> Exercise goal
Copy all the data exactly, except the pictures.

-------- Information shown --------

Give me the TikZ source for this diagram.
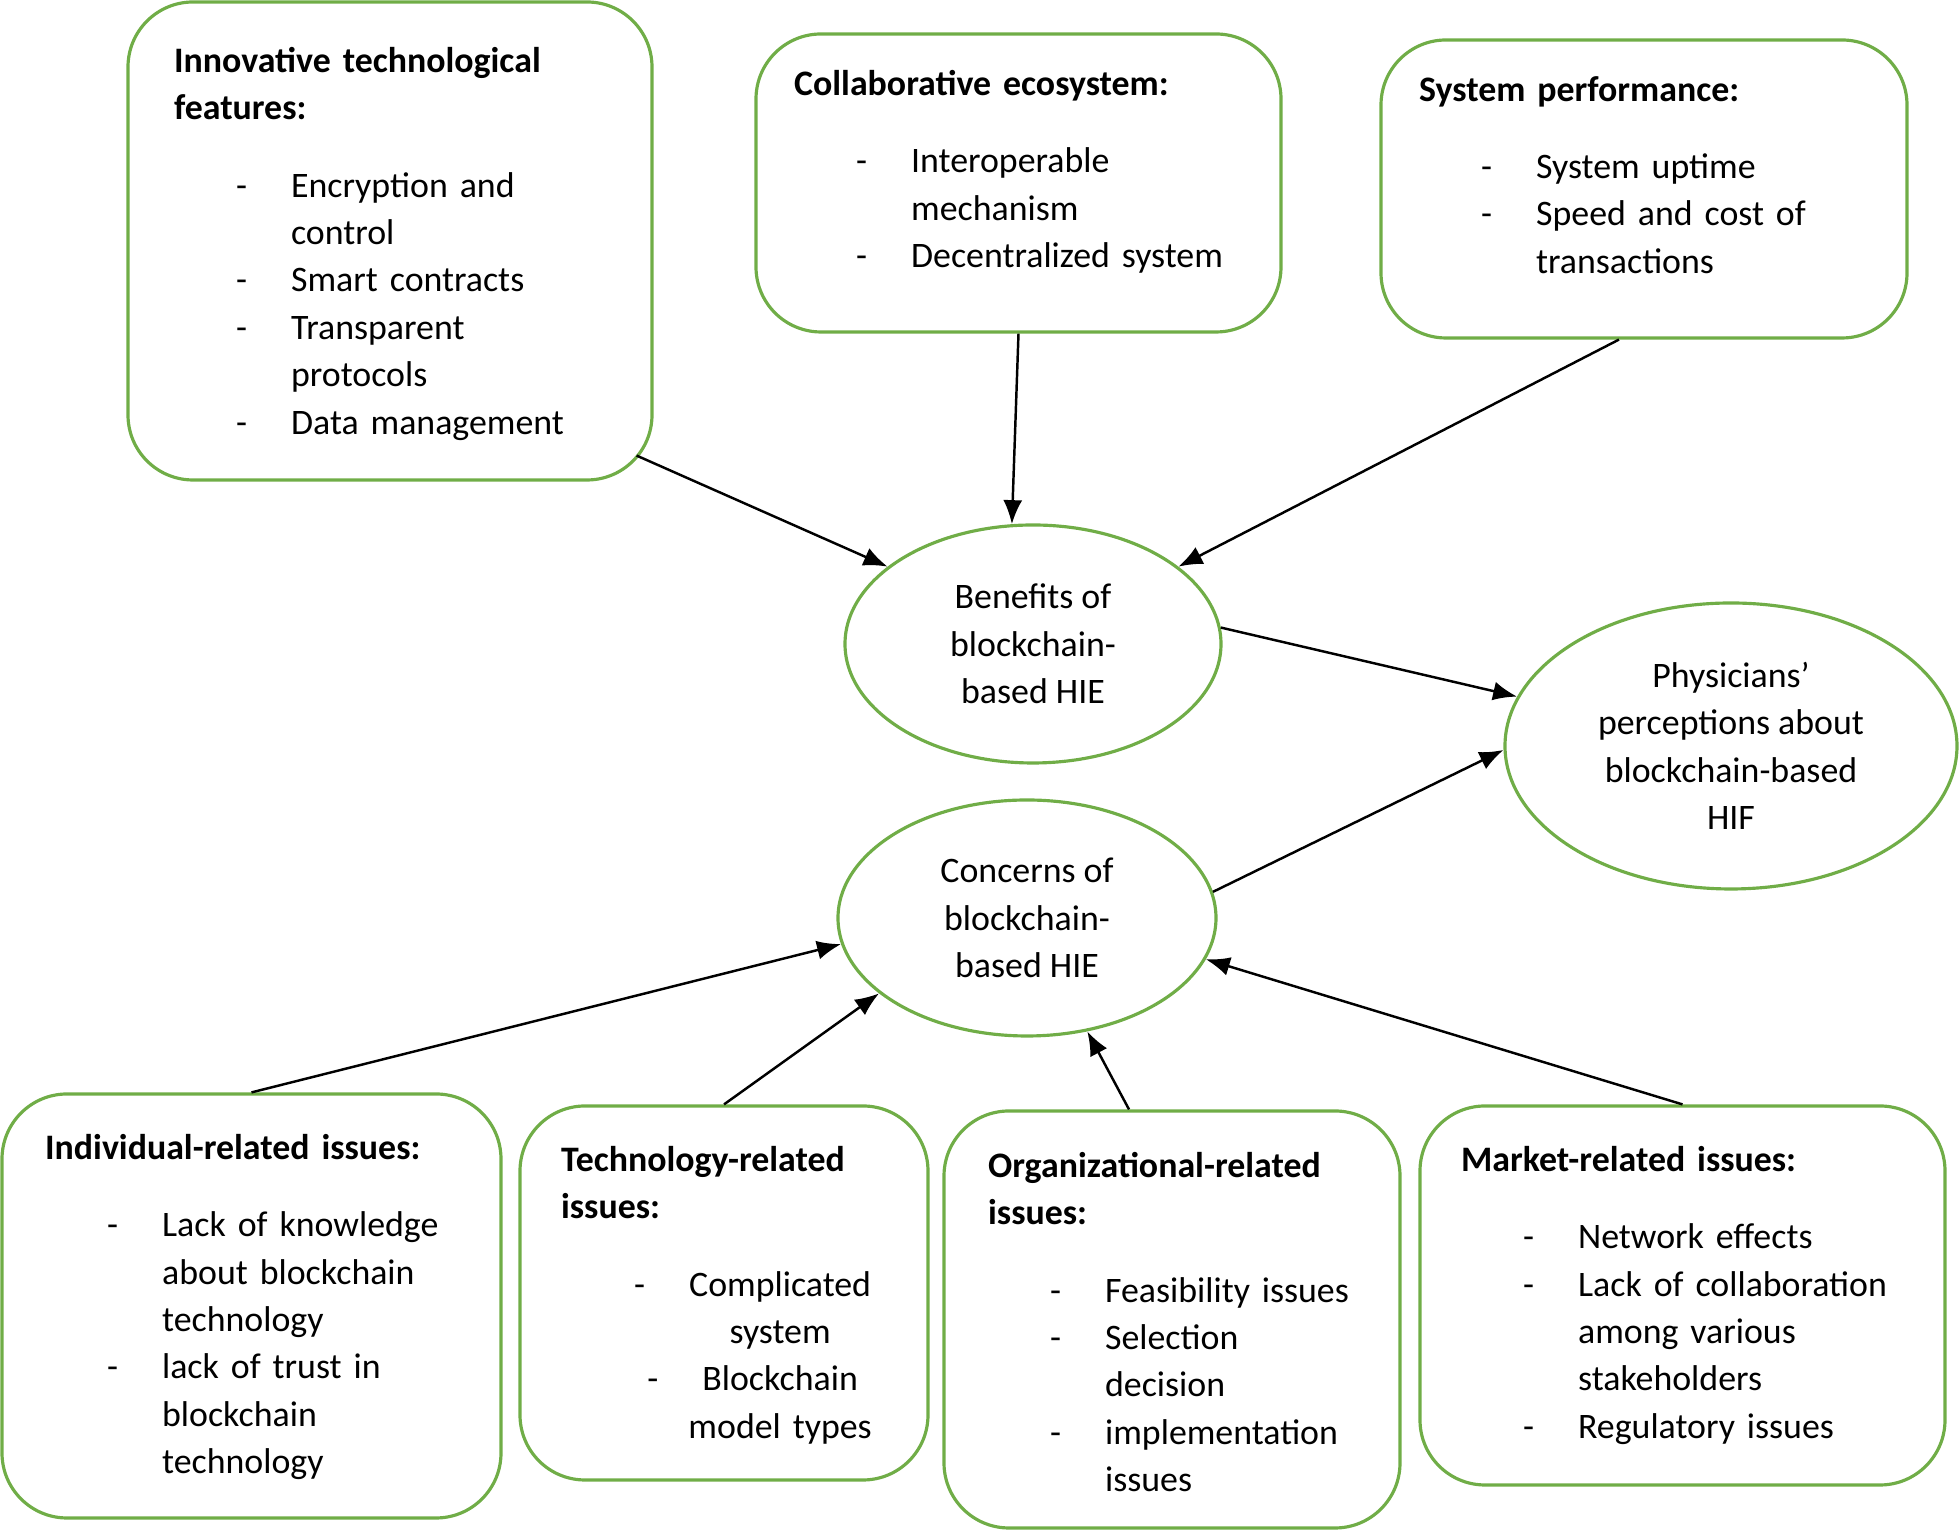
\documentclass[tikz,border=0pt]{standalone}
\usepackage{fontspec}
\setmainfont{Carlito}
\usetikzlibrary{shapes.geometric,arrows.meta}
\definecolor{leafgreen}{RGB}{112,173,71}
\newlength\itmskip
\setlength\itmskip{1.17cm}
\newcommand\hd[1]{\textbf{#1}\par\vspace{8.5pt}}
\newcommand\itm[1]{\par{\leftskip=\itmskip\noindent\llap{\makebox[0.55cm][l]{-}}#1\par}}
\newcommand\ctr[1]{\leavevmode\llap{\makebox[0.55cm][l]{-}}#1}
\begin{document}
\begin{tikzpicture}[font=\fontsize{10.2}{13.5}\selectfont,
    box/.style={draw=leafgreen, line width=0.9pt, rounded corners=0.65cm, inner sep=0pt},
    txt/.style={anchor=north west, inner sep=0pt, text width=#1, align=left},
    oval/.style={ellipse, draw=leafgreen, line width=0.9pt, inner sep=0pt, align=center},
    link/.style={-{Latex[length=2.4mm,width=1.9mm]}, line width=0.7pt}]
  \useasboundingbox (0,0) rectangle (19.59,15.30);

  \node[box, minimum width=5.24cm, minimum height=4.78cm] (innov) at (3.90,12.89) {};
  \node[txt=4.9cm] (innovtxt) at ([shift={(0.47,-0.46)}]innov.north west)
    {\hd{Innovative technological\\features:}\itm{Encryption and\\control}\itm{Smart contracts}\itm{Transparent\\protocols}\itm{Data management}};

  \node[box, minimum width=5.25cm, minimum height=2.98cm] (collab) at (10.185,13.47) {};
  \node[txt=4.8cm] (collabtxt) at ([shift={(0.39,-0.37)}]collab.north west)
    {\hd{Collaborative ecosystem:}\itm{Interoperable\\mechanism}\itm{Decentralized system}};

  \node[box, minimum width=5.26cm, minimum height=2.98cm] (perf) at (16.44,13.41) {};
  \node[txt=4.8cm] (perftxt) at ([shift={(0.39,-0.37)}]perf.north west)
    {\hd{System performance:}\itm{System uptime}\itm{Speed and cost of\\transactions}};

  \node[oval, minimum width=3.76cm, minimum height=2.38cm] (ben) at (10.33,8.86) {Benefits of\\blockchain-\\based HIE};
  \node[oval, minimum width=4.52cm, minimum height=2.86cm] (phys) at (17.31,7.84) {Physicians’\\perceptions about\\blockchain-based\\HIF};
  \node[oval, minimum width=3.78cm, minimum height=2.36cm] (conc) at (10.27,6.12) {Concerns of\\blockchain-\\based HIE};

  \node[box, minimum width=4.99cm, minimum height=4.24cm] (indiv) at (2.515,2.24) {};
  \node[txt=4.5cm] (indivtxt) at ([shift={(0.44,-0.41)}]indiv.north west)
    {\hd{Individual-related issues:}\itm{Lack of knowledge\\about blockchain\\technology}\itm{lack of trust in\\blockchain\\technology}};

  \node[box, minimum width=4.08cm, minimum height=3.74cm] (tech) at (7.24,2.37) {};
  \node[txt=4.38cm] (techtxt) at ([shift={(0.42,-0.41)}]tech.north west)
    {\hd{Technology-related\\issues:}{\centering\ctr{Complicated}\\system\\\ctr{Blockchain}\\model types\par}};

  \node[box, minimum width=4.56cm, minimum height=4.17cm] (org) at (11.72,2.105) {};
  \node[txt=4.1cm] (orgtxt) at ([shift={(0.45,-0.42)}]org.north west)
    {\hd{Organizational-related\\issues:}\itm{Feasibility issues}\itm{Selection\\decision}\itm{implementation\\issues}};

  \node[box, minimum width=5.25cm, minimum height=3.79cm] (mkt) at (16.825,2.345) {};
  \node[txt=4.8cm] (mkttxt) at ([shift={(0.42,-0.41)}]mkt.north west)
    {\hd{Market-related issues:}\itm{Network effects}\itm{Lack of collaboration\\among various\\stakeholders}\itm{Regulatory issues}};

  \draw[link] ([shift={(-0.17,0.26)}]innov.south east) -- (ben.152);
  \draw[link] (collab.south) -- (ben.100);
  \draw[link] ([xshift=-0.25cm]perf.south) -- (ben.28);
  \draw[link] (ben.5) -- (phys.167);
  \draw[link] (conc.8) -- (phys.181);
  \draw[link] (indiv.north) -- (conc.188);
  \draw[link] (tech.north) -- (conc.207);
  \draw[link] ([xshift=-0.43cm]org.north) -- (conc.298);
  \draw[link] (mkt.north) -- (conc.347);
\end{tikzpicture}
\end{document}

--------

> Written answer
Give me the TikZ source for this diagram.
\documentclass[tikz,border=0pt]{standalone}
\usepackage{fontspec}
\setmainfont{Carlito}
\usetikzlibrary{shapes.geometric,arrows.meta}
\definecolor{leafgreen}{RGB}{112,173,71}
\newlength\itmskip
\setlength\itmskip{1.17cm}
\newcommand\hd[1]{\textbf{#1}\par\vspace{8.5pt}}
\newcommand\itm[1]{\par{\leftskip=\itmskip\noindent\llap{\makebox[0.55cm][l]{-}}#1\par}}
\newcommand\ctr[1]{\leavevmode\llap{\makebox[0.55cm][l]{-}}#1}
\begin{document}
\begin{tikzpicture}[font=\fontsize{10.2}{13.5}\selectfont,
    box/.style={draw=leafgreen, line width=0.9pt, rounded corners=0.65cm, inner sep=0pt},
    txt/.style={anchor=north west, inner sep=0pt, text width=#1, align=left},
    oval/.style={ellipse, draw=leafgreen, line width=0.9pt, inner sep=0pt, align=center},
    link/.style={-{Latex[length=2.4mm,width=1.9mm]}, line width=0.7pt}]
  \useasboundingbox (0,0) rectangle (19.59,15.30);

  \node[box, minimum width=5.24cm, minimum height=4.78cm] (innov) at (3.90,12.89) {};
  \node[txt=4.9cm] (innovtxt) at ([shift={(0.47,-0.46)}]innov.north west)
    {\hd{Innovative technological\\features:}\itm{Encryption and\\control}\itm{Smart contracts}\itm{Transparent\\protocols}\itm{Data management}};

  \node[box, minimum width=5.25cm, minimum height=2.98cm] (collab) at (10.185,13.47) {};
  \node[txt=4.8cm] (collabtxt) at ([shift={(0.39,-0.37)}]collab.north west)
    {\hd{Collaborative ecosystem:}\itm{Interoperable\\mechanism}\itm{Decentralized system}};

  \node[box, minimum width=5.26cm, minimum height=2.98cm] (perf) at (16.44,13.41) {};
  \node[txt=4.8cm] (perftxt) at ([shift={(0.39,-0.37)}]perf.north west)
    {\hd{System performance:}\itm{System uptime}\itm{Speed and cost of\\transactions}};

  \node[oval, minimum width=3.76cm, minimum height=2.38cm] (ben) at (10.33,8.86) {Benefits of\\blockchain-\\based HIE};
  \node[oval, minimum width=4.52cm, minimum height=2.86cm] (phys) at (17.31,7.84) {Physicians’\\perceptions about\\blockchain-based\\HIF};
  \node[oval, minimum width=3.78cm, minimum height=2.36cm] (conc) at (10.27,6.12) {Concerns of\\blockchain-\\based HIE};

  \node[box, minimum width=4.99cm, minimum height=4.24cm] (indiv) at (2.515,2.24) {};
  \node[txt=4.5cm] (indivtxt) at ([shift={(0.44,-0.41)}]indiv.north west)
    {\hd{Individual-related issues:}\itm{Lack of knowledge\\about blockchain\\technology}\itm{lack of trust in\\blockchain\\technology}};

  \node[box, minimum width=4.08cm, minimum height=3.74cm] (tech) at (7.24,2.37) {};
  \node[txt=4.38cm] (techtxt) at ([shift={(0.42,-0.41)}]tech.north west)
    {\hd{Technology-related\\issues:}{\centering\ctr{Complicated}\\system\\\ctr{Blockchain}\\model types\par}};

  \node[box, minimum width=4.56cm, minimum height=4.17cm] (org) at (11.72,2.105) {};
  \node[txt=4.1cm] (orgtxt) at ([shift={(0.45,-0.42)}]org.north west)
    {\hd{Organizational-related\\issues:}\itm{Feasibility issues}\itm{Selection\\decision}\itm{implementation\\issues}};

  \node[box, minimum width=5.25cm, minimum height=3.79cm] (mkt) at (16.825,2.345) {};
  \node[txt=4.8cm] (mkttxt) at ([shift={(0.42,-0.41)}]mkt.north west)
    {\hd{Market-related issues:}\itm{Network effects}\itm{Lack of collaboration\\among various\\stakeholders}\itm{Regulatory issues}};

  \draw[link] ([shift={(-0.17,0.26)}]innov.south east) -- (ben.152);
  \draw[link] (collab.south) -- (ben.100);
  \draw[link] ([xshift=-0.25cm]perf.south) -- (ben.28);
  \draw[link] (ben.5) -- (phys.167);
  \draw[link] (conc.8) -- (phys.181);
  \draw[link] (indiv.north) -- (conc.188);
  \draw[link] (tech.north) -- (conc.207);
  \draw[link] ([xshift=-0.43cm]org.north) -- (conc.298);
  \draw[link] (mkt.north) -- (conc.347);
\end{tikzpicture}
\end{document}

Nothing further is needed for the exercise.